-- START --

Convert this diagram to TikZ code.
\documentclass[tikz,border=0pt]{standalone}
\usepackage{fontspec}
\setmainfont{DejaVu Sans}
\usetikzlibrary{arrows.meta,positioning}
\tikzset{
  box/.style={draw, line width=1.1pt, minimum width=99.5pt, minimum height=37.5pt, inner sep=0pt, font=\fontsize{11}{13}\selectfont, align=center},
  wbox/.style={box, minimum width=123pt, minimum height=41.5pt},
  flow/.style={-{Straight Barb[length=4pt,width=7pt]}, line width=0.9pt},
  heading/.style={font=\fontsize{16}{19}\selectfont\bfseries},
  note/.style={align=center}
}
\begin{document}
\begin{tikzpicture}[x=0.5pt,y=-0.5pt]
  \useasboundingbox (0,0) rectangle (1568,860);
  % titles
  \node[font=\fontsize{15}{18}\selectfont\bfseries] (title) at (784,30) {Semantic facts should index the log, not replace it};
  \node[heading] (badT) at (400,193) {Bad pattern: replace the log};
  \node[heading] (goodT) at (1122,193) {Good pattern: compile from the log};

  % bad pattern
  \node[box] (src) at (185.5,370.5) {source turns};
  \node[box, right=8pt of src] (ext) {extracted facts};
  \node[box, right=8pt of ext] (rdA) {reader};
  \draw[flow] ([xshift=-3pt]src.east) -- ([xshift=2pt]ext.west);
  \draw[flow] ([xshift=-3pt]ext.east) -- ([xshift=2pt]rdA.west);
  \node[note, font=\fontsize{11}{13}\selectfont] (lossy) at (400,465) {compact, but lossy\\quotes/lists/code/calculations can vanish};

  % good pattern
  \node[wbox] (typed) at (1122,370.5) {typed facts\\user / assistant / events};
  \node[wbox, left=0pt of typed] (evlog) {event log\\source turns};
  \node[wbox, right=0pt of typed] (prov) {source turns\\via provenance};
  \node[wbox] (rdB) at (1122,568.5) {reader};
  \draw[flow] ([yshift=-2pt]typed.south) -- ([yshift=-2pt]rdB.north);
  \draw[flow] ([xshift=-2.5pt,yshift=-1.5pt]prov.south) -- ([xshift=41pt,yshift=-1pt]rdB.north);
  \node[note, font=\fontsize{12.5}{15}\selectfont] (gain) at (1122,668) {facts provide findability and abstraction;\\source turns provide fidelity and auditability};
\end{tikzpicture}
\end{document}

-- END --

THE EXERCISE: In the listing above, please print only the lines from the first one to the line where "(goodT) at (1122,193)" appears, exactly as written, both of those lines included.

OUTPUT OF THE TASK:
Convert this diagram to TikZ code.
\documentclass[tikz,border=0pt]{standalone}
\usepackage{fontspec}
\setmainfont{DejaVu Sans}
\usetikzlibrary{arrows.meta,positioning}
\tikzset{
  box/.style={draw, line width=1.1pt, minimum width=99.5pt, minimum height=37.5pt, inner sep=0pt, font=\fontsize{11}{13}\selectfont, align=center},
  wbox/.style={box, minimum width=123pt, minimum height=41.5pt},
  flow/.style={-{Straight Barb[length=4pt,width=7pt]}, line width=0.9pt},
  heading/.style={font=\fontsize{16}{19}\selectfont\bfseries},
  note/.style={align=center}
}
\begin{document}
\begin{tikzpicture}[x=0.5pt,y=-0.5pt]
  \useasboundingbox (0,0) rectangle (1568,860);
  % titles
  \node[font=\fontsize{15}{18}\selectfont\bfseries] (title) at (784,30) {Semantic facts should index the log, not replace it};
  \node[heading] (badT) at (400,193) {Bad pattern: replace the log};
  \node[heading] (goodT) at (1122,193) {Good pattern: compile from the log};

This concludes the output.